Le Représentant spécial a dit s’être rendu au Tchad en novembre pour redynamiser les mécanismes de réponse régionaux, avec le Représentant spécial Abdou Abarry, Chef du Bureau régional des Nations Unies pour l’Afrique centrale (BRENUAC).  Ils y ont rencontré les autorités locales ainsi que les membres de la Commission du bassin du lac Tchad et d’autres partenaires.  Ils ont également visité un camp de personnes déplacées situé près du lac Tchad.  M. Simão a ensuite donné un aperçu de la situation en Guinée, au Libéria, en Guinée-Bissau et en Gambie, de son déplacement au Ghana, ainsi que du rôle de l’UNOWAS et de la CEDEAO dans le cadre des préparatifs des élections présidentielles de 2025 en Côte d’Ivoire et en Sierra Leone.  Il a salué les progrès de la démarcation de la frontière entre le Cameroun et le Nigéria. 

Parmi les autres actions menées par l’UNOWAS en dépit de ses contraintes financières, le Représentant spécial a évoqué la tournée de la Secrétaire générale adjointe dans les pays du Sahel central, le renforcement de la stratégie intégrée des Nations Unies pour le Sahel ou encore le lancement de projets visant à répondre aux besoins croissants en matière de développement (souveraineté alimentaire, énergie, éducation, emploi des jeunes…).  Il a souligné le potentiel de la collaboration de l’UNOWAS avec le Bureau du Coordonnateur spécial pour le développement au Sahel, le Bureau de la coordination des activités de développement, les équipes de pays et les coordonnateurs résidents des Nations Unies, pour tirer le meilleur parti de leurs avantages comparatifs. 
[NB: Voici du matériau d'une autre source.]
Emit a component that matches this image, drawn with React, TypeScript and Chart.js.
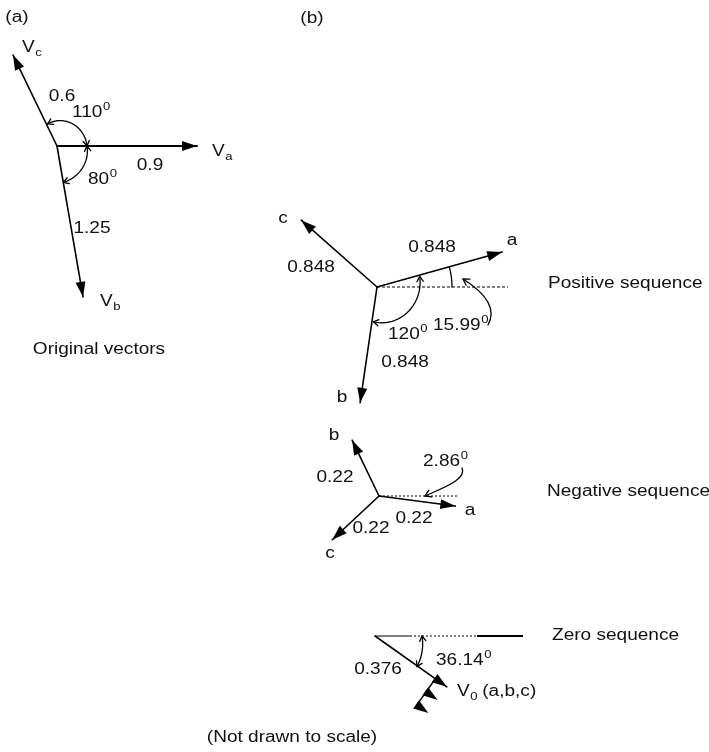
import React, { useEffect, useRef } from 'react';
import { Chart, registerables } from 'chart.js';

Chart.register(...registerables);

// ---------------- data ----------------
// phasor stars (one per diagram), origin in diagram units
const groupTitles = ['Original vectors', 'Positive sequence', 'Negative sequence', 'Zero sequence'];
const groupOriginX = [57, 377, 379, 375];
const groupOriginY = [146, 287, 496, 636];

// phasors (not drawn to scale): drawn length and angle (deg, counter-clockwise)
const phasorGroup = [0, 0, 0, 1, 1, 1, 2, 2, 2, 3];
const phasorLetter = ['V', 'V', 'V', 'a', 'b', 'c', 'a', 'b', 'c', 'V'];
const phasorSub = ['a', 'b', 'c', '', '', '', '', '', '', '0'];
const phasorTail = ['', '', '', '', '', '', '', '', '', ' (a,b,c)'];
const phasorMagnitude = ['0.9', '1.25', '0.6', '0.848', '0.848', '0.848', '0.22', '0.22', '0.22', '0.376'];
const phasorDrawnLength = [140, 153, 101, 130, 117, 101, 77, 62, 64, 88];
const phasorDrawnAngle = [0, -80.2, 115.8, 15.6, -98.3, 138.6, -7.5, 115.7, -136.9, -35.3];
const zeroSequenceMembers = ['a', 'b', 'c'];

// angle annotations
const angleValues = ['110', '80', '120', '15.99', '2.86', '36.14'];
const arcGroup = [0, 0, 1, 1, 3];
const arcFrom = [0, 0, 14, 0, 0];
const arcTo = [113, -80, -96, 15.6, -36];
const arcR0 = [30, 30, 44, 75, 47];
const arcR1 = [24, 37, 35, 75, 52];
const arcHeadStart = [true, true, true, false, true];
const arcHeadEnd = [true, true, true, false, true];

// horizontal reference lines (group, from, to along +x)
const refGroup = [1, 2, 3, 3, 3];
const refFrom = [0, 0, 0, 35, 102];
const refTo = [131, 79, 35, 102, 148];
const refStyle = ['dash', 'dot', 'solid', 'dot', 'thick'];

// ---------------- layout ----------------
const FONT = '"Liberation Sans", Arial, Helvetica, sans-serif';
const FS = 16;
const FS_SMALL = 11;
const SX = 1.19; // horizontal stretch of the lettering

const phasorLabelPos = [
  { x: 212, y: 152, align: 'left' },
  { x: 100, y: 302, align: 'left' },
  { x: 22, y: 48, align: 'left' },
  { x: 512, y: 241, align: 'center' },
  { x: 342, y: 398, align: 'center' },
  { x: 283, y: 219, align: 'center' },
  { x: 470, y: 511, align: 'center' },
  { x: 334, y: 436, align: 'center' },
  { x: 330, y: 554, align: 'center' },
  { x: 457, y: 692, align: 'left' },
];
const magnitudeLabelPos = [
  { x: 150, y: 166 }, { x: 92, y: 229 }, { x: 62, y: 97 },
  { x: 432, y: 248 }, { x: 405, y: 363 }, { x: 311, y: 268 },
  { x: 414, y: 519 }, { x: 335, y: 478 }, { x: 371, y: 529 },
  { x: 378, y: 670 },
];
const angleLabelPos = [
  { x: 72, y: 113 }, { x: 88, y: 180 }, { x: 388, y: 335 },
  { x: 433, y: 326 }, { x: 423, y: 462 }, { x: 436, y: 661 },
];
const groupTitlePos = [
  { x: 99, y: 350, align: 'center' },
  { x: 548, y: 284, align: 'left' },
  { x: 547, y: 492, align: 'left' },
  { x: 552, y: 636, align: 'left' },
];
const leaderCurves = [
  [[488, 325], [499, 305], [479, 289], [463, 279]],
  [[462, 468], [467, 479], [445, 487], [425, 496]],
];

function tipOf(i: number) {
  const g = phasorGroup[i];
  const a = (phasorDrawnAngle[i] * Math.PI) / 180;
  return {
    x0: groupOriginX[g],
    y0: groupOriginY[g],
    x1: groupOriginX[g] + phasorDrawnLength[i] * Math.cos(a),
    y1: groupOriginY[g] - phasorDrawnLength[i] * Math.sin(a),
  };
}

function arrowHead(ctx: CanvasRenderingContext2D, tx: number, ty: number, ang: number, len: number, hw: number) {
  const bx = tx - len * Math.cos(ang);
  const by = ty - len * Math.sin(ang);
  ctx.beginPath();
  ctx.moveTo(tx, ty);
  ctx.lineTo(bx + hw * Math.sin(ang), by - hw * Math.cos(ang));
  ctx.lineTo(bx - hw * Math.sin(ang), by + hw * Math.cos(ang));
  ctx.closePath();
  ctx.fill();
}

function chevron(ctx: CanvasRenderingContext2D, tx: number, ty: number, ang: number, len: number) {
  ctx.beginPath();
  ctx.moveTo(tx - len * Math.cos(ang - 0.55), ty - len * Math.sin(ang - 0.55));
  ctx.lineTo(tx, ty);
  ctx.lineTo(tx - len * Math.cos(ang + 0.55), ty - len * Math.sin(ang + 0.55));
  ctx.stroke();
}

function drawLabel(
  ctx: CanvasRenderingContext2D,
  x: number,
  y: number,
  main: string,
  align: string,
  sup = '',
  sub = '',
  tail = ''
) {
  ctx.save();
  ctx.textBaseline = 'middle';
  ctx.textAlign = 'left';
  ctx.font = `${FS}px ${FONT}`;
  const w1 = ctx.measureText(main).width;
  const wTail = tail ? ctx.measureText(tail).width : 0;
  ctx.font = `${FS_SMALL}px ${FONT}`;
  const w2 = Math.max(sup ? ctx.measureText(sup).width : 0, sub ? ctx.measureText(sub).width : 0);
  const W = w1 + w2 + wTail;
  ctx.translate(x, y);
  ctx.scale(SX, 1);
  const s = align === 'center' ? -W / 2 : 0;
  ctx.font = `${FS}px ${FONT}`;
  ctx.fillText(main, s, 0);
  ctx.font = `${FS_SMALL}px ${FONT}`;
  if (sup) ctx.fillText(sup, s + w1 + 0.5, -6);
  if (sub) ctx.fillText(sub, s + w1 + 0.5, 5);
  if (tail) {
    ctx.font = `${FS}px ${FONT}`;
    ctx.fillText(tail, s + w1 + w2, 0);
  }
  ctx.restore();
}

const diagramPlugin = {
  id: 'phasorDiagram',
  afterDatasetsDraw(chart: any) {
    const ctx: CanvasRenderingContext2D = chart.ctx;
    const xs = chart.scales.x;
    const ys = chart.scales.y;
    const px = (v: number) => xs.getPixelForValue(v);
    const py = (v: number) => ys.getPixelForValue(v);
    const u = px(1) - px(0);
    ctx.save();
    ctx.fillStyle = '#000';
    ctx.strokeStyle = '#000';
    ctx.lineCap = 'round';
    ctx.lineJoin = 'round';

    // phasor arrowheads
    phasorGroup.forEach((g, i) => {
      const t = tipOf(i);
      const ang = Math.atan2(py(t.y1) - py(t.y0), px(t.x1) - px(t.x0));
      arrowHead(ctx, px(t.x1), py(t.y1), ang, 15, 5);
      if (g === 3) {
        // stacked zero-sequence phasors a, b, c
        const perp = ang + Math.PI / 2;
        const step = 16;
        const bx0 = px(t.x1) - 14 * Math.cos(ang);
        const by0 = py(t.y1) - 14 * Math.sin(ang);
        const n = zeroSequenceMembers.length - 1;
        ctx.lineWidth = 1.5;
        ctx.beginPath();
        ctx.moveTo(bx0, by0);
        ctx.lineTo(bx0 + n * step * Math.cos(perp), by0 + n * step * Math.sin(perp));
        ctx.stroke();
        for (let k = 1; k <= n; k++) {
          arrowHead(ctx, px(t.x1) + k * step * Math.cos(perp), py(t.y1) + k * step * Math.sin(perp), ang, 15, 5);
        }
      }
    });

    // angle arcs
    ctx.lineWidth = 1.3;
    arcGroup.forEach((g, i) => {
      const cx = groupOriginX[g];
      const cy = groupOriginY[g];
      const N = 48;
      const pts: number[][] = [];
      for (let k = 0; k <= N; k++) {
        const tt = k / N;
        const a = ((arcFrom[i] + (arcTo[i] - arcFrom[i]) * tt) * Math.PI) / 180;
        const r = arcR0[i] + (arcR1[i] - arcR0[i]) * tt;
        pts.push([px(cx + r * Math.cos(a)), py(cy - r * Math.sin(a))]);
      }
      ctx.beginPath();
      pts.forEach((p, k) => (k === 0 ? ctx.moveTo(p[0], p[1]) : ctx.lineTo(p[0], p[1])));
      ctx.stroke();
      if (arcHeadEnd[i]) {
        const a = pts[N], b = pts[N - 3];
        chevron(ctx, a[0], a[1], Math.atan2(a[1] - b[1], a[0] - b[0]), 6 * u);
      }
      if (arcHeadStart[i]) {
        const a = pts[0], b = pts[3];
        chevron(ctx, a[0], a[1], Math.atan2(a[1] - b[1], a[0] - b[0]), 6 * u);
      }
    });

    // leader curves to angle labels
    leaderCurves.forEach((c) => {
      ctx.beginPath();
      ctx.moveTo(px(c[0][0]), py(c[0][1]));
      ctx.bezierCurveTo(px(c[1][0]), py(c[1][1]), px(c[2][0]), py(c[2][1]), px(c[3][0]), py(c[3][1]));
      ctx.stroke();
      const ang = Math.atan2(py(c[3][1]) - py(c[2][1]), px(c[3][0]) - px(c[2][0]));
      chevron(ctx, px(c[3][0]), py(c[3][1]), ang, 7 * u);
    });

    // text
    ctx.fillStyle = '#111';
    phasorGroup.forEach((_, i) => {
      const p = phasorLabelPos[i];
      drawLabel(ctx, px(p.x), py(p.y), phasorLetter[i], p.align, '', phasorSub[i], phasorTail[i]);
      const m = magnitudeLabelPos[i];
      drawLabel(ctx, px(m.x), py(m.y), phasorMagnitude[i], 'center');
    });
    angleValues.forEach((v, i) => {
      const p = angleLabelPos[i];
      drawLabel(ctx, px(p.x), py(p.y), v, 'left', '0');
    });
    groupTitles.forEach((t, i) => {
      const p = groupTitlePos[i];
      drawLabel(ctx, px(p.x), py(p.y), t, p.align);
    });
    drawLabel(ctx, px(17), py(18), '(a)', 'center');
    drawLabel(ctx, px(312), py(19), '(b)', 'center');
    drawLabel(ctx, px(292), py(738), '(Not drawn to scale)', 'center');
    ctx.restore();
  },
};

export default function App() {
  const ref = useRef<HTMLCanvasElement>(null);
  useEffect(() => {
    document.body.style.margin = '0';
    const datasets: any[] = [];
    phasorGroup.forEach((g, i) => {
      const t = tipOf(i);
      datasets.push({
        data: [{ x: t.x0, y: t.y0 }, { x: t.x1, y: t.y1 }],
        showLine: true,
        borderColor: '#000',
        borderWidth: i === 0 ? 2.2 : 1.6,
        pointRadius: 0,
        borderCapStyle: 'round',
      });
    });
    refGroup.forEach((g, i) => {
      const st = refStyle[i];
      datasets.push({
        data: [
          { x: groupOriginX[g] + refFrom[i], y: groupOriginY[g] },
          { x: groupOriginX[g] + refTo[i], y: groupOriginY[g] },
        ],
        showLine: true,
        borderColor: '#000',
        borderWidth: st === 'thick' ? 2.2 : 1,
        borderDash: st === 'dash' ? [3, 2] : st === 'dot' ? [2, 2] : [],
        pointRadius: 0,
      });
    });
    const chart = new Chart(ref.current as HTMLCanvasElement, {
      type: 'scatter',
      data: { datasets },
      options: {
        responsive: false,
        animation: false,
        devicePixelRatio: 1,
        layout: { padding: 0 },
        scales: {
          x: { type: 'linear', min: 0, max: 709, display: false },
          y: { type: 'linear', min: 0, max: 752, reverse: true, display: false },
        },
        plugins: { legend: { display: false }, tooltip: { enabled: false } },
        elements: { point: { radius: 0 } },
      },
      plugins: [diagramPlugin],
    } as any);
    return () => chart.destroy();
  }, []);
  return <canvas ref={ref} width={709} height={752} style={{ display: 'block', background: '#fff' }} />;
}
Dans le domaine de la sécurité climatique, il a expliqué que l’UNOWAS joue un rôle clef dans le renforcement de la résilience climatique à travers des mesures d’adaptation qui tiennent compte des risques de conflit, y compris en matière de la gestion transfrontalière de l’eau, un enjeu crucial pour la paix et le développement durable en Afrique.  Alors que la CEDEAO intensifie les préparatifs en vue de la tenue d’un sommet extraordinaire portant sur l’avenir de l’intégration régionale, l’UNOWAS continuera de promouvoir une paix centrée sur l’humain, en mettant un accent particulier sur la mise en œuvre des résolutions 1325 (2000) et 2250 (2015) concernant l’autonomisation des femmes et des jeunes, a conclu le Représentant spécial.

Mme LEVINIA ADDAE-MENSAH, Directrice exécutive de West Africa Network for Peacebuilding (« Réseau d’Afrique occidentale pour la consolidation de la paix », WANEP), a observé une montée en puissance des groupes terroristes et extrémistes violents au Sahel et dans certaines parties de certains États côtiers de la région.  Le système d’alerte précoce de WANEP indique que les attaques armées se produisent dans les zones frontalières qui pâtissent d’un manque de contrôle de l’État.  Ces attaques ont pour effet d’augmenter les pénuries énergétique et alimentaire, le chômage des jeunes, ainsi que de limiter l’accès à l’éducation, avec 12 000 écoles fermées et plus de 2 millions d’enfants touchés.  La vulnérabilité des jeunes filles au risque de mariage précoce, de mutilations génitales féminines, d’exploitation et de traite s’en trouve aussi exacerbée. 

« Un sentiment général de recul démocratique subsiste », a poursuivi la Directrice exécutive.  Selon elle, la décision prise en janvier 2024 par le Niger, le Mali et le Burkina Faso de se retirer de la CEDEAO et de former leur propre alliance complique encore le paysage, « mettant en péril la stabilité régionale et le programme prodémocratique de la CEDEAO ».  Mme Addae-Mensah a rappelé que, lors de son dernier sommet, la CEDEAO a approuvé la décision des trois États de quitter le bloc, mais a offert une période de transition de six mois (29 janvier – 29 juillet 2025) pour être réadmis s’ils le souhaitent.  Néanmoins, les relations entre la CEDEAO et les trois États restent brouillées, a-t-elle constaté en se désolant que cette situation compromette la coopération multilatérale et bilatérale en matière de sécurité.

La dirigeante de WANEP a toutefois dégagé des tendances positives dans la région, telles que des transitions démocratiques positives au Libéria, au Sénégal et au Ghana.  Les systèmes d’alerte précoce et des mécanismes de réponse ont été renforcés: la CEDEAO a créé des centres nationaux de coordination des mécanismes d’alerte précoce dans plusieurs pays d’Afrique de l’Ouest, offrant des plateformes précieuses pour l’identification rapide des crises émergentes et la mise en œuvre de mécanismes améliorés de réponse aux crises.  À l’échelon local, des mécanismes locaux de consolidation de la paix, tels que le dialogue communautaire, la médiation et la réconciliation, sont désormais fréquemment utilisés pour prévenir les conflits au niveau communautaire.  L’intervenante a cité en exemple le Conseil national pour la paix du Ghana, qui a engagé une série d’initiatives conjointement avec l’UNOWAS, WANEP et la CEDEAO pour atténuer la violence électorale avant la tenue des élections nationales du 7 décembre 2024. 

Malgré son déclin démocratique, l’Afrique de l’Ouest vit aussi, selon elle, de profonds changements de son paysage médiatique, portés par les technologies de l’information et par la croissance des organisations de la société civile.  Ce phénomène permet d’espérer des améliorations, a estimé Mme Addae-Mensah. Elle a enfin mis en garde contre une tendance au désinvestissement vers les pays en transition, tendance menaçant de saper des résultats obtenus de haute lutte.